40

How do you send the output from one CmdLet to the next one in a pipeline as a complete array-object instead of the individual items in the array one at a time?

The problem - Generic description
As can be seen in help for about_pipelines (help pipeline) powershell sends objects one at the time down the pipeline¹. So Get-Process -Name notepad | Stop-Process sends one process at the time down the pipe.

Lets say we have a 3rd party CmdLet (Do-SomeStuff) that can't be modified or changed in any way. Do-SomeStuff perform different if it is passed an array of strings or if it is passed a single string object.

Do-SomeStuff is just an example, it could be substituted for ForEach-Object, Select-Object, Write-Host (or any other CmdLet accepting pipeline input)

Do-SomeStuff will in this example process the individual items in the array one at the time.

$theArray = @("A", "B", "C")
$theArray | Do-SomeStuff

If we want to send the complete array as one object to Do-SomeStuff one might try something like this

@($theArray) | Do-SomeStuff

But it does not produce the expected result since PowerShell "ignores" the new single-item-array.

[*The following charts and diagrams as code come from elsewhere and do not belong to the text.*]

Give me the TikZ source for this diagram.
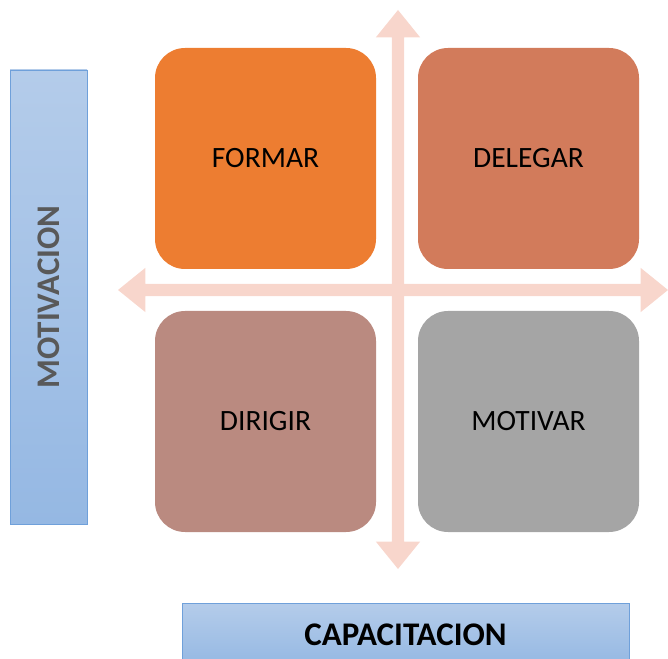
\documentclass[tikz,border=0pt]{standalone}
\usepackage{fontspec}
\setmainfont{Carlito}
\usetikzlibrary{shapes.arrows}

\definecolor{formar}{HTML}{ED7D31}
\definecolor{delegar}{HTML}{D27B5B}
\definecolor{dirigir}{HTML}{BA8A80}
\definecolor{motivar}{HTML}{A5A5A5}
\definecolor{flecha}{HTML}{F8D6CC}
\definecolor{barraA}{HTML}{B4CCEA}
\definecolor{barraB}{HTML}{95B8E3}
\definecolor{barraborde}{HTML}{6FA0DA}

\tikzset{
  cuadro/.style={fill=#1, rounded corners=30pt, minimum width=221pt,
    minimum height=221pt, inner sep=0pt, font=\fontsize{29.5}{33}\selectfont},
  eje/.style={double arrow, fill=flecha, inner xsep=0pt, inner ysep=6pt,
    double arrow head extend=16pt, double arrow tip angle=78},
  barra/.style={top color=barraA, bottom color=barraB, draw=barraborde,
    line width=0.8pt, inner sep=0pt, font=\bfseries\fontsize{33}{36}\selectfont}
}

\begin{document}
\begin{tikzpicture}[x=1pt, y=1pt]
    \clip (0, 0) rectangle (668, 658);
    % ejes
    \node[eje, minimum height=559pt, rotate=90] (v) at (398, 368.5) {};
    \node[eje, minimum height=550pt] (h) at (393, 368) {};
    % cuadrantes
    \node[cuadro=formar] (a) at (265.5, 499.5) {FORMAR};
    \node[cuadro=delegar] (b) at (528.5, 499.5) {DELEGAR};
    \node[cuadro=dirigir] (c) at (265.5, 236.5) {DIRIGIR};
    \node[cuadro=motivar] (d) at (528.5, 236.5) {MOTIVAR};
    % barras
    \node[barra, minimum width=77pt, minimum height=454pt] (m) at (48.5, 361) {};
    \node[rotate=90, text=black!65, font=\bfseries\fontsize{33}{36}\selectfont] (mt) at (m.center) {MOTIVACION};
    \node[barra, minimum width=447pt, minimum height=63pt] (k) at (405.5, 23.5) {CAPACITACION};
\end{tikzpicture}
\end{document}
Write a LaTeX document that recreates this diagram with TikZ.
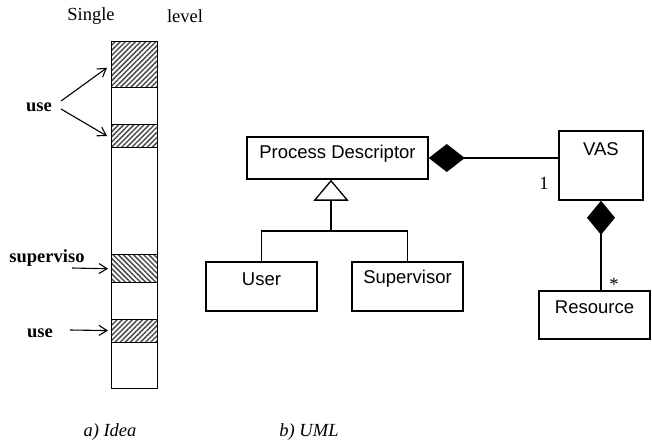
\documentclass[tikz,border=0pt]{standalone}
\usepackage{fontspec}
\setmainfont{Liberation Serif}
\newfontfamily\umlfont{Liberation Sans}
\usetikzlibrary{arrows.meta,patterns.meta}
\begin{document}
\begin{tikzpicture}[x=1pt,y=-1pt,
  every node/.style={font=\fontsize{18.5}{22}\selectfont},
  colbox/.style={draw,line width=1.1pt,minimum width=46pt,inner sep=0pt,anchor=north west},
  hatchne/.style={colbox,pattern={Lines[angle=45,distance=3.6pt,line width=1.5pt]},pattern color=black!70},
  hatchnw/.style={colbox,pattern={Lines[angle=-45,distance=3.6pt,line width=1.5pt]},pattern color=black!70},
  lbl/.style={font=\fontsize{18.5}{22}\selectfont\bfseries,inner sep=0pt},
  captext/.style={font=\fontsize{18.5}{22}\selectfont\itshape,inner sep=0pt},
  ptr/.style={line width=1.1pt,-{Straight Barb[length=8pt,width=10pt]}},
  umlbox/.style={draw,line width=1.5pt,inner sep=0pt},
  umltext/.style={font=\fontsize{18.5}{22}\selectfont\umlfont,inner sep=0pt},
  uml/.style={line width=1.5pt},
  mult/.style={font=\fontsize{18.5}{22}\selectfont,inner sep=0pt}]
\useasboundingbox (0,0) rectangle (652,442);

% ---- a) memory column ----
\node[colbox,minimum height=347pt] (col) at (111,41) {};
\node[hatchne,minimum height=46pt] (h1) at (111,41) {};
\node[hatchne,minimum height=23pt] (h2) at (111,124) {};
\node[hatchnw,minimum height=28pt] (h3) at (111,254) {};
\node[hatchne,minimum height=23pt] (h4) at (111,319) {};

\node[inner sep=0pt] (single) at (91,16) {Single};
\node[inner sep=0pt] (level) at (185,16) {level};

\node[lbl] (u1) at (39,107) {use};
\draw[ptr] ([xshift=9pt,yshift=6pt]u1.east) -- ([xshift=-4pt,yshift=-3pt]h1.west);
\draw[ptr] ([xshift=9pt,yshift=-2pt]u1.east) -- ([xshift=-4pt]h2.west);

\node[lbl] (sv) at (47,258) {superviso};
\coordinate (s0) at (72,268);
\draw[ptr] (s0) -- ([xshift=-3pt]h3.west);

\node[lbl] (u2) at (40,333) {use};
\coordinate (s1) at (70,330);
\draw[ptr] (s1) -- ([xshift=-3pt,yshift=0.5pt]h4.west);

\node[captext] (capa) at (110,432) {a) Idea};

% ---- b) UML ----
\node[umlbox,minimum width=181pt,minimum height=42pt] (pd) at (337.5,158) {};
\node[umltext] (pdt) at (337.5,154) {Process Descriptor};

\node[umlbox,minimum width=111pt,minimum height=49pt] (user) at (261.5,286.5) {};
\node[umltext] (usert) at (261.5,279) {User};

\node[umlbox,minimum width=111pt,minimum height=49pt] (sup) at (407.5,286.5) {};
\node[umltext] (supt) at (407.5,279) {Supervisor};

\node[umlbox,minimum width=84pt,minimum height=69pt] (vas) at (601,165.5) {};
\node[umltext] (vast) at (601,149) {VAS};

\node[umlbox,minimum width=111pt,minimum height=48pt] (res) at (594.5,315) {};
\node[umltext] (rest) at (594.5,307) {Resource};

% generalization
\coordinate (jn) at (331,231);
\draw[uml] (user.north) |- (jn) -| (sup.north);
\draw[uml,-{Triangle[open,width=35pt,length=21pt,line width=1.3pt]}] (jn) -- (jn |- pd.south);

% compositions
\draw[uml,{Diamond[width=28pt,length=36pt]}-] (pd.east) -- (pd.east -| vas.west);
\draw[uml,{Diamond[width=28pt,length=34pt]}-] (vas.south) -- (vas.south |- res.north);

\node[mult] (m1) at (544,183) {1};
\node[mult] (m2) at (614,284) {*};

\node[captext] (capb) at (309,432) {b) UML};
\end{tikzpicture}
\end{document}
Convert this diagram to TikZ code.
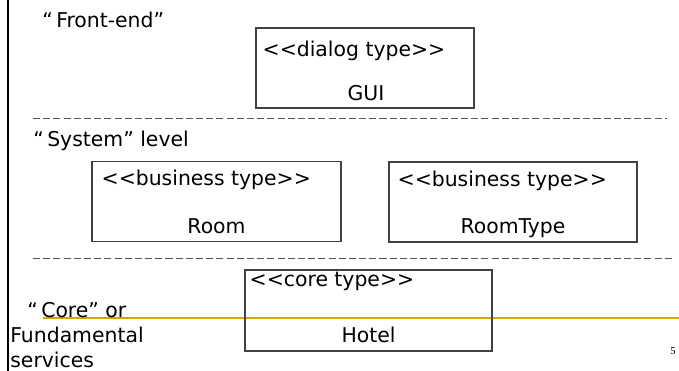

So, how do you "force" $theArray to be passed down the pipe as a single array-object instead of the content items one at the time?


The problem - practical example
As shown below the output of Write-Host is different if passed an array or if it passed the individual items in the array one at the time.

PS C:\> $theArray = @("A", "B", "C")
PS C:\> Write-Host $theArray
A B C
PS C:\> $theArray | foreach{Write-Host $_}
A
B
C
PS C:\> @($theArray) | foreach{Write-Host $_}
A
B
C

How do you do to get $theArray | foreach{Write-Host $_} to produce the same output as Write-Host $theArray ?



FOOTNOTES

  1. Pipeline processing in Powershell

A normal array of strings

PS C:\> @("A", "B", "C").GetType().FullName
System.Object[]


A normal array of strings piped to Foreach-Object

PS C:\> @("A", "B", "C") | foreach{$_.GetType().FullName}
System.String
System.String
System.String

Each string in the array is processed one at the time by the ForEach-Object CmdLet.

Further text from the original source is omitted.